Coastal Casts: moon snails
Howdy everyone! Summer is still in full swing and we are seeing good catches of rockfish, lingcod, several nice near-shore halibut and a few salmon. The salmon being caught are few and far between overall but it’s still nice seeing some caught in the bay, including a couple off of Point Adams here in Charleston.
Crabbing is picking up as well, with some folks doing great out there. It’s definitely one of those things where you have to be holding your tongue just the right way.
I took my kayak in the bay the other day and had planned on spending no more than two hours at the top of the tide, getting back to the shop no later than 1 p.m. I didn’t look at the time at all and just went with what felt like a couple hours — six hours later I was still out there having a blast. It was a slow bite and I only caught about twenty rockfish, but that was an extremely slow day — which tells you how well our bay usually fishes.
We’ve also had a lot of great clam tides lately and have been putting on a lot of classes, both scheduled and unscheduled.

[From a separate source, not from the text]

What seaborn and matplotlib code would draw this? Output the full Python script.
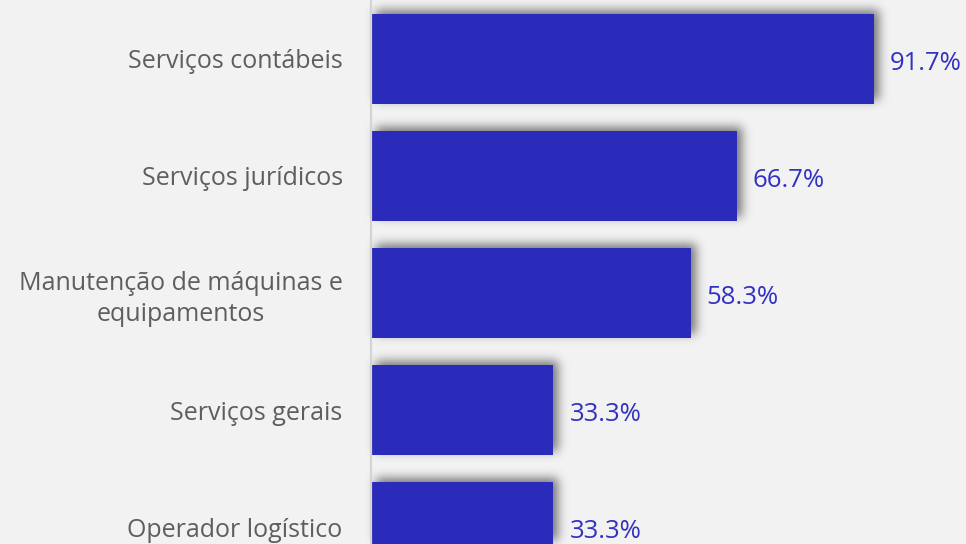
import numpy as np
import pandas as pd
import matplotlib
matplotlib.use("Agg")
import matplotlib.pyplot as plt
import seaborn as sns
from matplotlib.patches import Rectangle

categories = [
    "Serviços contábeis",
    "Serviços jurídicos",
    "Manutenção de máquinas e\nequipamentos",
    "Serviços gerais",
    "Operador logístico",
]
values = [91.7, 66.7, 58.3, 33.3, 33.3]

BG = "#f2f2f2"
BAR = "#2b2bbb"
LABEL_BLUE = "#3232c2"
TEXT_GRAY = "#605e5c"

sns.set_theme(style="white")
plt.rcParams["font.family"] = ["Open Sans", "DejaVu Sans"]


def _blur_1d(arr, kernel, axis):
    r = len(kernel) // 2
    out = np.zeros_like(arr)
    for i, w in enumerate(kernel):
        out += w * np.roll(arr, i - r, axis=axis)
    return out


def shadow_filter(sigma_px=5.0, dx_px=5, dy_px=4, alpha=0.75, color=(0.3, 0.3, 0.3)):
    r = int(3 * sigma_px)
    x = np.arange(-r, r + 1)
    k = np.exp(-x ** 2 / (2 * sigma_px ** 2))
    k /= k.sum()
    pad = r + max(abs(dx_px), abs(dy_px)) + 2

    def f(im, dpi):
        padded = np.pad(im, [(pad, pad), (pad, pad), (0, 0)], "constant")
        a = padded[:, :, 3].astype(float) * alpha
        a = _blur_1d(a, k, 0)
        a = _blur_1d(a, k, 1)
        a = np.roll(a, dx_px, axis=1)
        a = np.roll(a, -dy_px, axis=0)
        tgt = np.empty_like(padded)
        tgt[:, :, 0] = color[0]
        tgt[:, :, 1] = color[1]
        tgt[:, :, 2] = color[2]
        tgt[:, :, 3] = np.clip(a, 0, 1)
        return tgt, -pad, -pad

    return f


df = pd.DataFrame({"categoria": categories, "valor": values})

fig = plt.figure(figsize=(9.66, 5.44), dpi=100, facecolor=BG)
ax = fig.add_axes([370.5 / 966, 0.0, 1 - 370.5 / 966, 1.0])
ax.set_facecolor(BG)

sns.barplot(data=df, x="valor", y="categoria", orient="h", color=BAR,
            saturation=1, width=0.77, linewidth=0, edgecolor="none",
            ax=ax, zorder=3)

# blurred drop shadows behind each bar
filt = shadow_filter()
for p in list(ax.patches):
    sh = Rectangle((p.get_x(), p.get_y()), p.get_width(), p.get_height(),
                   facecolor="black", edgecolor="none", zorder=2)
    sh.set_agg_filter(filt)
    sh.set_rasterized(True)
    ax.add_patch(sh)

ax.set_xlim(0, 108.4)
ax.set_ylim(4.145, -0.504)

for i, v in enumerate(values):
    ax.annotate(f"{v:.1f}%", xy=(v, i), xytext=(11.5, -3), textcoords="offset points",
                ha="left", va="center", fontsize=18.5, color=LABEL_BLUE, zorder=5)

ax.set_xlabel("")
ax.set_ylabel("")
ax.set_xticks([])
ax.set_yticks(range(len(categories)), labels=categories, multialignment="center",
              linespacing=1.3)
ax.tick_params(axis="y", length=0, pad=20, labelsize=18, labelcolor=TEXT_GRAY)

for s in ["top", "right", "bottom"]:
    ax.spines[s].set_visible(False)
ax.spines["left"].set_color("#d4d4d4")
ax.spines["left"].set_linewidth(1.6)
ax.spines["left"].set_zorder(4)

fig.savefig("out.png", dpi=100, facecolor=BG)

One of our customers brought in something from the clam-flats this past week that I have been looking for over the past several years. I knew they existed, but I could never ever find one. I’m talking about the moon snail. Why have I been looking for one? For no particular reason other than they are a giant predatory carnivorous crawling mollusk, which of course makes them super cool on some weird level.
These large snails can grow to about five inches in diameter and will live in the shallow intertidal zones in the summer, before moving to deeper waters in the winter. Regardless of where they reside, these small, fist-sized snails hunt and consume their favorite prey every chance they get. If you are a small clam in moon snail waters these things are your worst nightmare.

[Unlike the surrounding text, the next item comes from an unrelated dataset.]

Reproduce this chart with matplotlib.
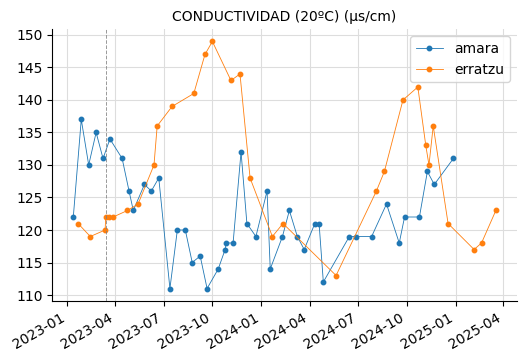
import matplotlib
matplotlib.use("Agg")
import matplotlib.pyplot as plt
import matplotlib.dates as mdates
import pandas as pd

amara_dates = ["2023-01-12", "2023-01-27", "2023-02-10", "2023-02-24", "2023-03-09", "2023-03-22",
               "2023-04-14", "2023-04-27", "2023-05-05", "2023-05-26", "2023-06-08", "2023-06-22",
               "2023-07-13", "2023-07-27", "2023-08-11", "2023-08-24", "2023-09-08", "2023-09-21",
               "2023-10-12", "2023-10-25", "2023-10-27", "2023-11-09", "2023-11-24", "2023-12-05",
               "2023-12-22", "2024-01-12", "2024-01-18", "2024-02-10", "2024-02-23", "2024-03-09",
               "2024-03-22", "2024-04-11", "2024-04-19", "2024-04-27", "2024-06-15", "2024-06-28",
               "2024-07-27", "2024-08-24", "2024-09-17", "2024-09-27", "2024-10-25", "2024-11-09",
               "2024-11-22", "2024-12-28"]
amara_values = [122, 137, 130, 135, 131, 134,
                131, 126, 123, 127, 126, 128,
                111, 120, 120, 115, 116, 111,
                114, 117, 118, 118, 132, 121,
                119, 126, 114, 119, 123, 119,
                117, 121, 121, 112, 119, 119,
                119, 124, 118, 122, 122, 129,
                127, 131]

erratzu_dates = ["2023-01-21", "2023-02-13", "2023-03-13", "2023-03-14", "2023-03-21", "2023-03-28",
                 "2023-04-24", "2023-05-14", "2023-06-13", "2023-06-19", "2023-07-17", "2023-08-27",
                 "2023-09-17", "2023-10-01", "2023-11-05", "2023-11-22", "2023-12-11", "2024-01-22",
                 "2024-02-11", "2024-05-21", "2024-08-05", "2024-08-20", "2024-09-24", "2024-10-22",
                 "2024-11-06", "2024-11-12", "2024-11-20", "2024-12-18", "2025-02-05", "2025-02-19",
                 "2025-03-18"]
erratzu_values = [121, 119, 120, 122, 122, 122,
                  123, 124, 130, 136, 139, 141,
                  147, 149, 143, 144, 128, 119,
                  121, 113, 126, 129, 140, 142,
                  133, 130, 136, 121, 117, 118,
                  123]

marker_date = "2023-03-15"
title = "CONDUCTIVIDAD (20ºC) (µs/cm)"

fig = plt.figure(figsize=(5.27, 3.61), dpi=100)
ax = fig.add_axes([0.099, 0.1666, 0.882, 0.7527])

ax.plot(pd.to_datetime(amara_dates), amara_values, marker="o", markersize=3.2,
        linewidth=0.6, color="#1f77b4", label="amara")
ax.plot(pd.to_datetime(erratzu_dates), erratzu_values, marker="o", markersize=3.2,
        linewidth=0.6, color="#ff7f0e", label="erratzu")
ax.axvline(pd.to_datetime(marker_date), color="gray", linestyle="--", linewidth=0.7, alpha=0.8)

ax.set_title(title, fontsize=10)
ax.grid(True, color="#dddddd", linewidth=0.8)
ax.set_axisbelow(True)
for s in ["top", "right"]:
    ax.spines[s].set_visible(False)

ax.xaxis.set_major_locator(mdates.MonthLocator(bymonth=[1, 4, 7, 10]))
ax.xaxis.set_major_formatter(mdates.DateFormatter("%Y-%m"))
for lbl in ax.get_xticklabels():
    lbl.set_rotation(30)
    lbl.set_horizontalalignment("right")
ax.tick_params(labelsize=10)
ax.legend(loc="upper right", fontsize=10)

fig.savefig("out.png", dpi=100)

A moon snail will envelop their prey with their large fleshy “foot” and drag them away kicking and screaming the whole way (this may not exactly be one hundred percent accurate, but certainly they WANT to kick and scream). This foot, by the way, is the part under a snail that you see as they slowly crawl along with their day.

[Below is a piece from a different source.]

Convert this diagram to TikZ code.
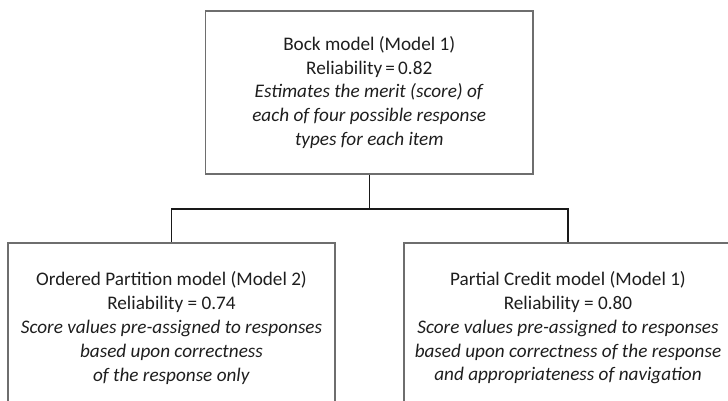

Once the clam has been pulled away and the snail has some peace and quiet to enjoy its meal, the real work starts. The moon snail uses its rasp-like teeth (radula) to bore a hole in the side of the clam. Once it has broken through the shell, it secretes digestive enzymes and acid into its prey. This death-by-digestion allows the moon snail to stay attached and feast on its victim for a couple days. I have done this same thing with a rotisserie chicken from Costco.
Moon snails form mating pairs and will lay their cluster of eggs in the sand sometime in the summer months. It really doesn’t look like a cluster at all, but I didn’t know how else to describe it. I re-read what I wrote and thought, “Wow, that was taking the easy way out,” so guilt is now causing me to describe a moon snail eggs in greater detail.
I don’t have a moon snail egg picture and don’t want to steal one, so you should also Google “moon snail eggs” when you are done here because they are so bizarre you need to see these things. The best way I can describe them is to ask you to look at the top of a plastic pop bottle, now cut off the top part of the neck and just below where the bottle stops curving and straightens out. That piece you just cut out looks pretty much like a moon snail egg casing, or collar, made of sand and snail mucus. The underside of this protective collar is where the small jelly-like eggs are held. Yes, we just talked about snail mucus and I apologize for the weirdness. Sort of.
Whether you are rockfishing in the bay or scooping up moon snails on the clam flats, I hope to see you out there!